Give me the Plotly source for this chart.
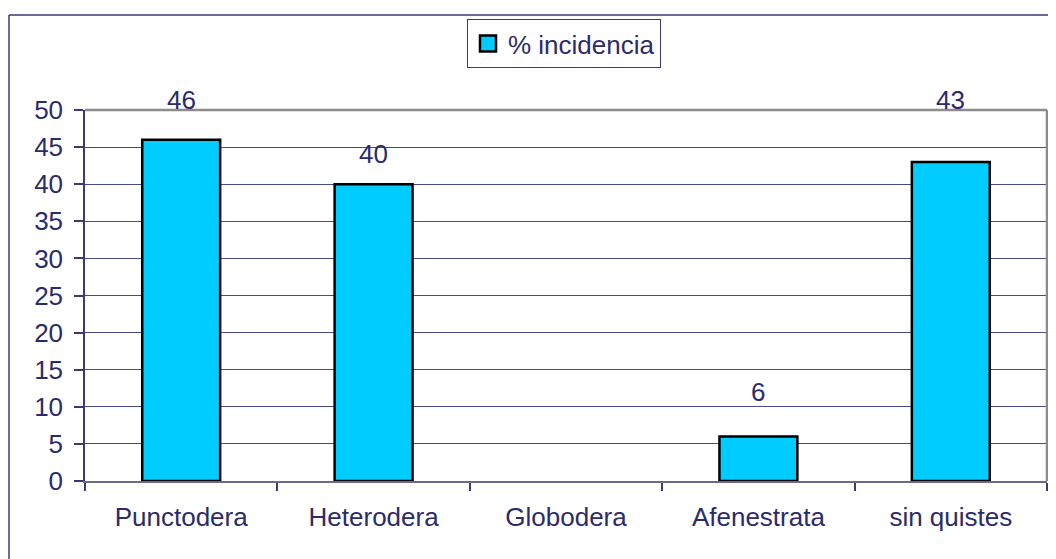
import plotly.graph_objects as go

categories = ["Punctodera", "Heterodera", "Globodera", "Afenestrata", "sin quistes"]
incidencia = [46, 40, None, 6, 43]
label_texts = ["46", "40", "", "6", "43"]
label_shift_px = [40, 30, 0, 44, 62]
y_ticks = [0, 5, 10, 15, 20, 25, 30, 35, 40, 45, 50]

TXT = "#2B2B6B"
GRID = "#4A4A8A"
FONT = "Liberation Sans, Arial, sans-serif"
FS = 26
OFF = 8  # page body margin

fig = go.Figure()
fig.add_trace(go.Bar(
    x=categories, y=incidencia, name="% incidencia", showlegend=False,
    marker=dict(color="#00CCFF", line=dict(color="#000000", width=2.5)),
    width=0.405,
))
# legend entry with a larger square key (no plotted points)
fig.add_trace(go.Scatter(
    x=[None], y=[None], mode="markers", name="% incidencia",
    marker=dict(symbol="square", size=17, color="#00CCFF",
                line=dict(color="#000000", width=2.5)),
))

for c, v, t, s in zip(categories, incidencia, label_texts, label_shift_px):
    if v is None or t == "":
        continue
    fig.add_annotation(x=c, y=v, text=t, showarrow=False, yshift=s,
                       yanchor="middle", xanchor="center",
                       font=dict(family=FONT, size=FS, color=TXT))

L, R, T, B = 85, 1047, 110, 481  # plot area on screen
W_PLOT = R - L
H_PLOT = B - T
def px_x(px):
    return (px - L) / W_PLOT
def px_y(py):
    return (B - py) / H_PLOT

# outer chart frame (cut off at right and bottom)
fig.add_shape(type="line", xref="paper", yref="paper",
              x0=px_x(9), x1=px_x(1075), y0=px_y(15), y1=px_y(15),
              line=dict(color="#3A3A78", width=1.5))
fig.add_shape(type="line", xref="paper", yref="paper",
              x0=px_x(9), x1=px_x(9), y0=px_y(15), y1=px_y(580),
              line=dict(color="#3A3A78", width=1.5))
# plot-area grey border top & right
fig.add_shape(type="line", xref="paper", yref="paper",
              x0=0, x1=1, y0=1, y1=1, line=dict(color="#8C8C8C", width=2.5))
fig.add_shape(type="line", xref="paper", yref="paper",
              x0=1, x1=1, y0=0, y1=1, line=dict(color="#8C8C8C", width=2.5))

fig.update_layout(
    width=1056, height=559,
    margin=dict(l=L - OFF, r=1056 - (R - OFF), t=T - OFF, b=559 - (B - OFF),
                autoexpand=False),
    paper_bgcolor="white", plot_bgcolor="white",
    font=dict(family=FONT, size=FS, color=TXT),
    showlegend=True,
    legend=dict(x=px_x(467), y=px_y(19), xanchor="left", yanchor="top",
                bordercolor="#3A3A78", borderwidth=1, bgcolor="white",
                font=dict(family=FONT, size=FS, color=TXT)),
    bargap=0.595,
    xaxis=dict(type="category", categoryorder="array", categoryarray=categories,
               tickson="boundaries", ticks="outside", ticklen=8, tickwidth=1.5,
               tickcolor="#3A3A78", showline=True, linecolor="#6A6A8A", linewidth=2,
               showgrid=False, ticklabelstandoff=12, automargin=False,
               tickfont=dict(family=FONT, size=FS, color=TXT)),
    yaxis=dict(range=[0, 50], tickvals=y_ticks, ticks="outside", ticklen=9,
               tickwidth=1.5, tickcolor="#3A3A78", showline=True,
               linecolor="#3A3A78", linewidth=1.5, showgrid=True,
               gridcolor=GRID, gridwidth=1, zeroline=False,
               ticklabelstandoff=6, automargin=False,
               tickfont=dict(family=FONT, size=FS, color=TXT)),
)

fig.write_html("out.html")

WHAT YOU SHOULD DO:
Your answer should be a single number: the count of lines in the listing that contain the word "chart".

COMPLETED EXERCISE:
2